§ Set task
All pictures are to be skipped; retype only the lines from the top of the entries through the line with "const fontFamily = 'Inter, sans-serif';", both included.

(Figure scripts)

>> start

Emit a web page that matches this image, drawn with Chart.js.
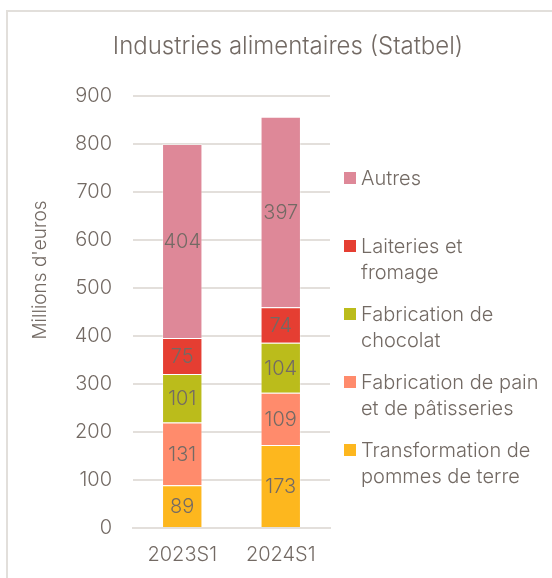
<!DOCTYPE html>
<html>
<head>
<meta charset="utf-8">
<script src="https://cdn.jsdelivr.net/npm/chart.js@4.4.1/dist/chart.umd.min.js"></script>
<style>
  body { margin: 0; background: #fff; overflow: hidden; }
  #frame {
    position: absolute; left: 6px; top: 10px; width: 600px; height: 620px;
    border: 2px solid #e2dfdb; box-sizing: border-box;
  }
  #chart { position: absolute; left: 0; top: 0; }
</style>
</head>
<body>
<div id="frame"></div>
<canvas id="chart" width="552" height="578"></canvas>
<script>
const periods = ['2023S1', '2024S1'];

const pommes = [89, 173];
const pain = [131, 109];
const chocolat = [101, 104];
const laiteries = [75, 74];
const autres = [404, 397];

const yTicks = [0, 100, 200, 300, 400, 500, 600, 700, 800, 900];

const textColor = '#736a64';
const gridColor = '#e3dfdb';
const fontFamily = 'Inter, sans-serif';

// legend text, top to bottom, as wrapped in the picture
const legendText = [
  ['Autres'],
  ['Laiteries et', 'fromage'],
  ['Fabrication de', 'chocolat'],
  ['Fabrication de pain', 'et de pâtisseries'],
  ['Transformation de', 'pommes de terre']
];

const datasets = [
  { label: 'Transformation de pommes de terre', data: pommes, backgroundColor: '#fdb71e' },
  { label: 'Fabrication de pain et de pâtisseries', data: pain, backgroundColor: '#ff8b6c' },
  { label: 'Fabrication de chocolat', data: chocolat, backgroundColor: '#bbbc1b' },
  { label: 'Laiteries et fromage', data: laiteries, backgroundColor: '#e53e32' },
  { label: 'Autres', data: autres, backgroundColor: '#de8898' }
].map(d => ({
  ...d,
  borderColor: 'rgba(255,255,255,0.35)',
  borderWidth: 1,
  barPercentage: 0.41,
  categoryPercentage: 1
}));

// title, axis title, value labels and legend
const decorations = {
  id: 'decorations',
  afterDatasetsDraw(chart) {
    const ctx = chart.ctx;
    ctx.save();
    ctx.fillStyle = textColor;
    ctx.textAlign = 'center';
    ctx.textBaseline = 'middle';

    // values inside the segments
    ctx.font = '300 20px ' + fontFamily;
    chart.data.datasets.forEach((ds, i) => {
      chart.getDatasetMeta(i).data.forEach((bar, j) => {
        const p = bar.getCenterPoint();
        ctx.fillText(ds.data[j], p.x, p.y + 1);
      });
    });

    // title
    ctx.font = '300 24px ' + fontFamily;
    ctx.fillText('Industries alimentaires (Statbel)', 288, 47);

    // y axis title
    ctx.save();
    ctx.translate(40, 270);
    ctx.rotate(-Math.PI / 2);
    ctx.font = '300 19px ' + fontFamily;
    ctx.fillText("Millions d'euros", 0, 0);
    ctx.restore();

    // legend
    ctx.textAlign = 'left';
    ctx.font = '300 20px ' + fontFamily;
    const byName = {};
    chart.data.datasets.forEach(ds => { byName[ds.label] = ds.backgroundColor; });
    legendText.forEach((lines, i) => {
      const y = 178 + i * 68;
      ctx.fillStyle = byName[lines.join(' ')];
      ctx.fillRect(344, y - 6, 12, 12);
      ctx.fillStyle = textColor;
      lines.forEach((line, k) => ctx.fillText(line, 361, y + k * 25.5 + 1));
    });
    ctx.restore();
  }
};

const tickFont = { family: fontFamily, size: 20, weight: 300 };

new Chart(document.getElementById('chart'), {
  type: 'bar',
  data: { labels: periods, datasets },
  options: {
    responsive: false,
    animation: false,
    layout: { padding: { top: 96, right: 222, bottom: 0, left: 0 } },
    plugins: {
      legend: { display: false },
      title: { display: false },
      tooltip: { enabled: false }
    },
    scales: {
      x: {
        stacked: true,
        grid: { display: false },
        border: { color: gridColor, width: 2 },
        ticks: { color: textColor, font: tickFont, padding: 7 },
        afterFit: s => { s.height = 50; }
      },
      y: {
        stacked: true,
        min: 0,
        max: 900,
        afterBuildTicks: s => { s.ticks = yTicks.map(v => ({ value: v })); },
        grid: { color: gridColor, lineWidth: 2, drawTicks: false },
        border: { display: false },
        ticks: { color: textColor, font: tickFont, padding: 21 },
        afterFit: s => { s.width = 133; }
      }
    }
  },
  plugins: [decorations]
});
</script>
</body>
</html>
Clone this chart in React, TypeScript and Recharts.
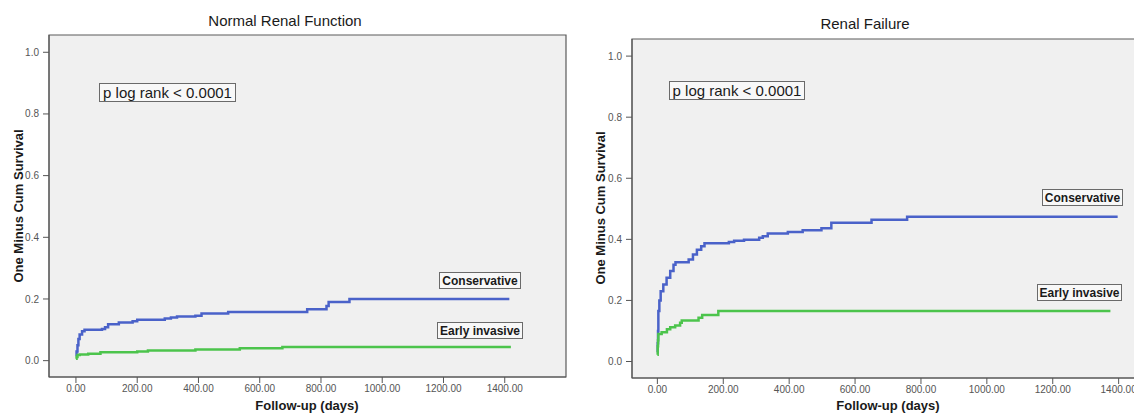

>> end

§ Full solution
Emit a web page that matches this image, drawn with Chart.js.
<!DOCTYPE html>
<html>
<head>
<meta charset="utf-8">
<script src="https://cdn.jsdelivr.net/npm/chart.js@4.4.1/dist/chart.umd.min.js"></script>
<style>
  body { margin: 0; background: #fff; overflow: hidden; }
  #frame {
    position: absolute; left: 6px; top: 10px; width: 600px; height: 620px;
    border: 2px solid #e2dfdb; box-sizing: border-box;
  }
  #chart { position: absolute; left: 0; top: 0; }
</style>
</head>
<body>
<div id="frame"></div>
<canvas id="chart" width="552" height="578"></canvas>
<script>
const periods = ['2023S1', '2024S1'];

const pommes = [89, 173];
const pain = [131, 109];
const chocolat = [101, 104];
const laiteries = [75, 74];
const autres = [404, 397];

const yTicks = [0, 100, 200, 300, 400, 500, 600, 700, 800, 900];

const textColor = '#736a64';
const gridColor = '#e3dfdb';
const fontFamily = 'Inter, sans-serif';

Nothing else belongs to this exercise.